Once again the train leaves on the dot, just a short journey this time so I have bought a ticket rather than use one of my five days. 9 euros for a 2.5 hour journey. Coaches are comfortable, train virtually empty and we run most of the way along side the river Saba between gorges and open fields. Bright sunlight makes it all look good.
The river has quite a few dams which have widened it out and slowed it down. Through the gorges earlier it was frothing white. It certainly feels as if Spring is here.
The only blot is the border patrol for Croatia. A meaner bunch of thugs and depressive you wouldn’t wish on your worst enemy. The woman who inspects my passport is clearly upset at finding nothing wrong and the gorilla behind her holding a rubber stamp in one paw has come straight off the Addams family set. It means we end up 10 minutes late and does not bode well for two days in Zagreb.
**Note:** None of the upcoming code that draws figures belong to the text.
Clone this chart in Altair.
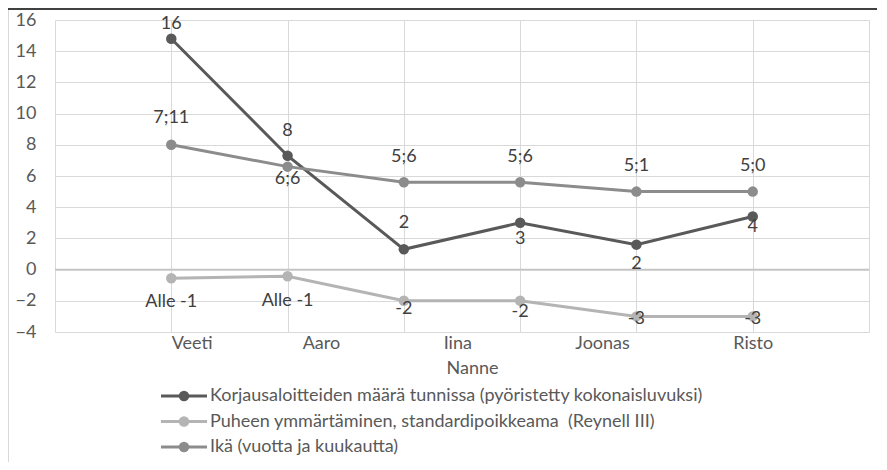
import altair as alt
import pandas as pd

# ---- data ----
names = ["Veeti", "Aaro", "Iina", "Joonas", "Risto", "Nanne"]
series = [
    "Korjausaloitteiden määrä tunnissa (pyöristetty kokonaisluvuksi)",
    "Puheen ymmärtäminen, standardipoikkeama  (Reynell III)",
    "Ikä (vuotta ja kuukautta)",
]
korjaus = [14.8, 7.3, 1.3, 3.0, 1.6, 3.4]
korjaus_labels = ["16", "8", "2", "3", "2", "4"]
puhe = [-0.55, -0.43, -2.0, -2.0, -3.0, -3.0]
puhe_labels = ["Alle -1", "Alle -1", "-2", "-2", "-3", "-3"]
ika = [8.0, 6.6, 5.6, 5.6, 5.0, 5.0]
ika_labels = ["7;11", "6;6", "5;6", "5;6", "5;1", "5;0"]

# ---- style: label offsets (pixels, + = down) ----
korjaus_dy = [-15, -25, -26, 16, 19, 10]
puhe_dy = [24, 25, 8, 11, 3, 3]
ika_dy = [-27, 12, -25, -25, -26, -26]
colors = ["#595959", "#b4b4b4", "#8c8c8c"]
FONT = "Lato"
FS = 18
PLOT_H = 312
Y_MIN, Y_MAX = -4, 16

rows = []
for s, vals, labs, dys in [
    (series[0], korjaus, korjaus_labels, korjaus_dy),
    (series[1], puhe, puhe_labels, puhe_dy),
    (series[2], ika, ika_labels, ika_dy),
]:
    for i, (v, l, d) in enumerate(zip(vals, labs, dys)):
        rows.append({"name": names[i], "idx": i + 1, "series": s, "value": v, "label": l, "dy": d})
df = pd.DataFrame(rows)
legend_df = pd.DataFrame({"series": series})

EM = "\u2003"
EN = "\u2002"
title_line1 = (names[0] + EM * 6 + EN + names[1] + EM * 7 + EN + names[2] + EM * 7 + EN
               + names[3] + EM * 7 + EN + names[4])
title_lines = [title_line1, names[5]]

x_enc = alt.X(
    "idx:Q",
    scale=alt.Scale(domain=[0, 7], nice=False, zero=False),
    axis=alt.Axis(
        values=[0, 1, 2, 3, 4, 5, 6, 7],
        labels=False, ticks=False, domain=False,
        grid=True, gridColor="#d9d9d9", gridWidth=1,
        title=title_lines, titleFont=FONT, titleFontSize=FS, titleFontWeight="normal",
        titleColor="#595959", titleLineHeight=25, titleBaseline="top",
        titleAlign="center", titleX=417, titleY=2,
    ),
)
y_axis = alt.Axis(
    values=list(range(-4, 17, 2)), ticks=False, tickSize=0, domain=False,
    grid=True, gridColor="#d9d9d9", gridWidth=1, labelOverlap=False,
    labelFont=FONT, labelFontSize=FS, labelColor="#595959", labelPadding=19,
    title=None,
)
y_scale = alt.Scale(domain=[Y_MIN, Y_MAX], nice=False)
y_enc = alt.Y("value:Q", scale=y_scale, axis=y_axis)
color_scale = alt.Scale(domain=series, range=colors)
color_enc = alt.Color("series:N", scale=color_scale, legend=None)

base = alt.Chart(df)

lines = base.mark_line(strokeWidth=3).encode(x=x_enc, y=y_enc, color=color_enc)

zero = alt.Chart(pd.DataFrame({"z": [0]})).mark_rule(color="#c4c4c4", strokeWidth=1.5).encode(
    y=alt.Y("z:Q", scale=y_scale, axis=y_axis)
)

points = base.mark_circle(size=110, opacity=1).encode(x=x_enc, y=y_enc, color=color_enc)

texts = base.transform_calculate(
    ly=f"datum.value - datum.dy * {(Y_MAX - Y_MIN) / PLOT_H}"
).mark_text(font=FONT, fontSize=FS, color="#404040", baseline="middle").encode(
    x=x_enc,
    y=alt.Y("ly:Q", scale=y_scale, axis=y_axis),
    text="label:N",
)

top_line = alt.Chart(pd.DataFrame({"a": [0]})).mark_rule(color="#404040", strokeWidth=2).encode(
    x=alt.value(-47), x2=alt.value(822), y=alt.value(-11)
)
left_border = alt.Chart(pd.DataFrame({"a": [0]})).mark_rule(color="#d9d9d9", strokeWidth=1).encode(
    x=alt.value(-46.5), y=alt.value(-10), y2=alt.value(450)
)

main = alt.layer(top_line, left_border, zero, lines, points, texts)

# ---- legend (below the plot, one row per series) ----
leg_y = alt.Y("series:N", scale=alt.Scale(type="point", domain=series, range=[376, 427], padding=0),
              axis=None)
leg_base = alt.Chart(legend_df)
leg_line = leg_base.mark_rule(strokeWidth=3).encode(
    x=alt.value(106), x2=alt.value(152), y=leg_y, color=color_enc
)
leg_dot = leg_base.mark_circle(size=110, opacity=1).encode(
    x=alt.value(129), y=leg_y, color=color_enc
)
leg_text = leg_base.transform_calculate(
    shown="replace(datum.series, '  ', ' \u00a0')"
).mark_text(font=FONT, fontSize=FS, color="#595959", align="left", baseline="middle").encode(
    x=alt.value(155), y=leg_y, text="shown:N"
)
legend = alt.layer(leg_line, leg_dot, leg_text)

chart = alt.layer(main, legend).resolve_scale(y="independent").properties(
    width=814, height=PLOT_H,
    autosize=alt.AutoSizeParams(type="none"),
    padding={"left": 47, "top": 12, "right": 8, "bottom": 130},
    background="white",
).configure_view(stroke=None)

chart.save("out.html", embed_options={"renderer": "svg", "actions": False})
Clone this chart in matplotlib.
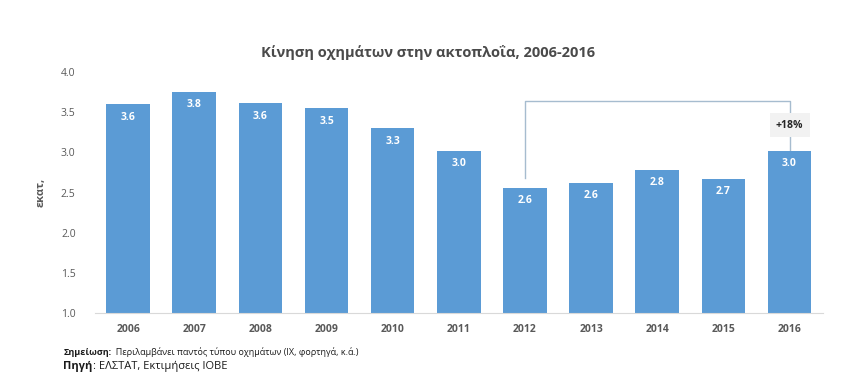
import numpy as np
import matplotlib.pyplot as plt

plt.rcParams['font.family'] = ['Open Sans', 'DejaVu Sans']

##========== Data ==========##
years = ['2006', '2007', '2008', '2009', '2010', '2011',
         '2012', '2013', '2014', '2015', '2016']
values = [3.60, 3.75, 3.61, 3.55, 3.30, 3.02, 2.56, 2.62, 2.78, 2.67, 3.02]
bar_labels = ['3.6', '3.8', '3.6', '3.5', '3.3', '3.0', '2.6', '2.6', '2.8', '2.7', '3.0']
yticks = [1.0, 1.5, 2.0, 2.5, 3.0, 3.5, 4.0]
change_label = '+18%'

bar_color = '#5B9BD5'
text_grey = '#595959'

##========== Plot ==========##
fig = plt.figure(figsize=(8.56, 3.79), dpi=100)
ax = fig.add_axes([0.111, 0.174, 0.85, 0.636])

x = np.arange(len(years))
ax.bar(x, values, width=0.66, color=bar_color, zorder=2)

# value labels inside the bars
for xi, v, lab in zip(x, values, bar_labels):
    ax.text(xi, v - 0.16, lab, ha='center', va='center', color='white',
            fontsize=7.5, fontweight='bold', zorder=3)

ax.set_xlim(-0.5, len(years) - 0.5)
ax.set_ylim(1.0, 4.0)
ax.set_yticks(yticks)
ax.set_yticklabels([f'{t:.1f}' for t in yticks])
ax.set_xticks(x)
ax.set_xticklabels(years, fontweight='bold')
ax.tick_params(length=0, colors=text_grey, labelsize=7.5)
ax.tick_params(axis='x', pad=8)
ax.tick_params(axis='y', pad=14)

for s in ['top', 'right', 'left']:
    ax.spines[s].set_visible(False)
ax.spines['bottom'].set_color('#d9d9d9')

# bracket from 2012 to 2016
i0, i1 = 6, 10
top = 3.64
line_c = '#a6bccf'
ax.plot([i0, i0, i1, i1], [values[i0] + 0.12, top, top, 3.43],
        color=line_c, lw=1, zorder=1, clip_on=False)
ax.plot([i1, i1], [3.25, values[i1]], color=line_c, lw=1, zorder=1)
ax.text(i1, 3.34, change_label, ha='center', va='center', fontsize=7.5,
        fontweight='bold', color='#262626', zorder=3,
        bbox=dict(boxstyle='square,pad=0.6', fc='#f2f2f2', ec='none'))

ax.set_ylabel('εκατ,', fontsize=8, fontweight='bold', color=text_grey, labelpad=10)

fig.text(0.5, 0.862, 'Κίνηση οχημάτων στην ακτοπλοΐα, 2006-2016', ha='center',
         va='center', fontsize=10.5, fontweight='bold', color='#4a4a4a')

note = fig.text(0.074, 0.071, 'Σημείωση:', fontsize=6.5, fontweight='bold',
                color='#1a1a1a', va='center')
ax.annotate('  Περιλαμβάνει παντός τύπου οχημάτων (ΙΧ, φορτηγά, κ.ά.)', xy=(1, 0.5),
            xycoords=note, va='center', fontsize=6.5, color='#1a1a1a')
src = fig.text(0.074, 0.032, 'Πηγή', fontsize=8, fontweight='bold',
               color='#1a1a1a', va='center')
ax.annotate(': ΕΛΣΤΑΤ, Εκτιμήσεις ΙΟΒΕ', xy=(1, 0.5), xycoords=src,
            va='center', fontsize=8, color='#1a1a1a')

fig.savefig('out.png', dpi=100)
The guy running the hostel turns out to be from Qosko (Cusco) We have a fine chat about Peru. He is a language graduate, speaks good English and is fluent in Italian having lived there for two months. Cannot explain why he stays in Zagreb. He is impressed with my grey alpaca sweater.
My initial impressions of Croatia remain. Brutal thuggish, surly. Getting off the train you had to push back at people trying to get on. A lot of spitting in the street, Chinese style, both men and women. On the way to the bus station, pass what appears to be a social services offices, people queuing out into the street, badly dressed, hungry faces, a lot of crippled legs and arms. At least one case of rickets deformity. Demented woman on a bench talking loudly to herself.
Bus station reinforces view of unpleasantry. First booking office woman can barely bring herself to talk to me even if only to say I am in the wrong place. Right kiosk, she tells me bus goes at 12.30 do I want it? Have to press her to elicit the 10.30 bus which gets me there in time for train to Sarajevo
Heading out for an exploratory view of the city, the chief saving grace is the bright blue sky and warm sunshine. A big magnolia is about to burst out in the nearby square and the trees look expectant
The country is predominantly Catholic but the cathedral is not particularly old or interesting. Rather tight and narrow and a hint of grey grim. Trekking up the hill brings me to Svent Mark’s which has an exuberant tiled roof. Not sure how they cope if they need replacing.
At least the sense of dour grimness has lessened though ever-present is their history from WWII. And some of the stuff that happened in 90s.
Supper and trip advisor does the business. A place just round the corner is excellent, and items on menu that have run out are crossed off, which is a shame but a sign of freshness. Start with something very like baccala mantecato and then what proves to be a large portion of chicken wings, as the ribs were all gone, sadly. Waiter is in the daytime a landscape gardener and his wife an agronomist. You just never know. Maybe Zagreb is not quite so bad after all.